The Dutch airlines KLM have devised an innovative style of serving draught beer. They took the help of 3D printing to achieve this difficult feat. The draught beer system uses CO2 pressure to pour the beer from the tap consistently. Due to safety reasons, however, CO2 is not allowed on the planes. Therefore, there was extensive research by the companies in this field. KLM and Heineken jointly came up with a solution. KLM served the first Heineken draught beer from the tap, on its August 31st flight to Curaçao. They could do so by devising the BrewLock keg, which is a draught trolley that works even in the air. It utilises air pressure instead of CO2, to keep the beer flowing. Even in low-pressure cabin of flights, this keg smoothly pours out beer. 3D printing was used to design the various parts of the keg.
The taste of the Heineken beer is the same as that on earth level. The cooling too had to be tackled. The keg is pre-cooled before takeoff. It is then maintained in an insulating container to retain its low temperatures.

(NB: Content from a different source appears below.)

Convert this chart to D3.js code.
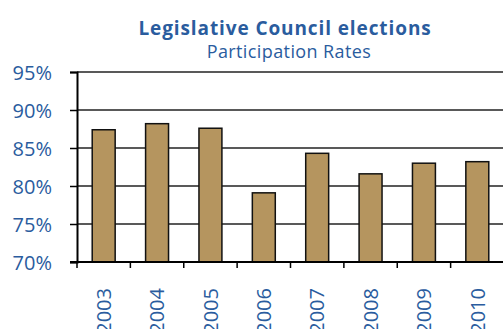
<!DOCTYPE html>
<html>
<head>
<meta charset="utf-8">
<script src="https://cdn.jsdelivr.net/npm/d3@7"></script>
<style>
  html, body { margin: 0; padding: 0; background: #fff; }
  svg { display: block; }
</style>
</head>
<body>
<svg id="chart" width="503" height="329"></svg>
<script>
// Legislative Council election turnout by year
const years = ["2003", "2004", "2005", "2006", "2007", "2008", "2009", "2010"];
const rates = [87.4, 88.2, 87.6, 79.1, 84.3, 81.6, 83.0, 83.2];
const yTicks = [70, 75, 80, 85, 90, 95];

const W = 503, H = 329;
const margin = { top: 72, right: -1, bottom: 67, left: 77 };
const blue = "#2a5c9e";
const font = "'Open Sans', sans-serif";

const svg = d3.select("#chart");

const x = d3.scaleBand()
  .domain(years)
  .range([margin.left, W - margin.right])
  .paddingInner(0.57)
  .paddingOuter(0.285);

const y = d3.scaleLinear()
  .domain([70, 95])
  .range([H - margin.bottom, margin.top]);

// Titles
svg.append("text")
  .attr("x", 285).attr("y", 35)
  .attr("text-anchor", "middle")
  .attr("font-family", font).attr("font-weight", 700).attr("font-size", 19)
  .attr("letter-spacing", 0.9)
  .attr("fill", blue)
  .text("Legislative Council elections");

svg.append("text")
  .attr("x", 289).attr("y", 58)
  .attr("text-anchor", "middle")
  .attr("font-family", font).attr("font-size", 18)
  .attr("letter-spacing", 0.4)
  .attr("fill", blue)
  .text("Participation Rates");

// Horizontal gridlines
svg.append("g")
  .selectAll("line")
  .data(yTicks.filter(t => t > 70))
  .join("line")
  .attr("x1", margin.left).attr("x2", W)
  .attr("y1", d => y(d)).attr("y2", d => y(d))
  .attr("stroke", "#222").attr("stroke-width", 1.5);

// Y axis
const yAxis = svg.append("g")
  .attr("transform", `translate(${margin.left},0)`)
  .call(d3.axisLeft(y).tickValues(yTicks).tickSize(7).tickFormat(d => d + "%"));
yAxis.select(".domain").attr("stroke", "#000").attr("stroke-width", 2);
yAxis.selectAll(".tick line").attr("stroke", "#000").attr("stroke-width", 1.5);
yAxis.selectAll(".tick text")
  .attr("x", -25)
  .attr("dy", "0.36em")
  .attr("font-family", font).attr("font-size", 20)
  .attr("fill", blue);

// Bars
svg.append("g")
  .selectAll("rect")
  .data(years.map((yr, i) => ({ yr, v: rates[i] })))
  .join("rect")
  .attr("x", d => x(d.yr))
  .attr("width", x.bandwidth())
  .attr("y", d => y(d.v))
  .attr("height", d => y(70) - y(d.v))
  .attr("fill", "#b5955f")
  .attr("stroke", "#111").attr("stroke-width", 1.5);

// X axis with ticks at category boundaries
const xb = d3.scaleLinear().domain([0, years.length]).range([margin.left, W - margin.right]);
const xAxis = svg.append("g")
  .attr("transform", `translate(0,${y(70)})`);
xAxis.append("line")
  .attr("x1", margin.left - 7).attr("x2", W)
  .attr("stroke", "#000").attr("stroke-width", 2);
xAxis.selectAll("line.tk")
  .data(d3.range(0, years.length))
  .join("line")
  .attr("class", "tk")
  .attr("x1", d => xb(d)).attr("x2", d => xb(d))
  .attr("y1", 0).attr("y2", 6)
  .attr("stroke", "#000").attr("stroke-width", 1.5);

xAxis.selectAll("text")
  .data(years)
  .join("text")
  .attr("transform", d => `translate(${x(d) + x.bandwidth() / 2},26) rotate(-90)`)
  .attr("text-anchor", "end")
  .attr("dy", "0.36em")
  .attr("font-family", font).attr("font-size", 20)
  .attr("fill", blue)
  .text(d => d);
</script>
</body>
</html>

This Draught beer service is being hosted only by the KLM airlines, and will be served to business class flyers, in some of their flights. The costs involved in the 3d printing and serving the chilled beer is massive. Added to this expense is the cost of pressurising the air. Miriam Kartman, the Vice president of KLM’S in-flight services that they had partnered with Heineken since several years. A draught beer is always fresher and tastier than a can beer. KLM has introduced this special service as a novel offering to its business flyers. If this draught beer service is a hit, soon other airlines will follow suit. After all, what could be more refreshing than drinking sips of chilled draught beer while travelling?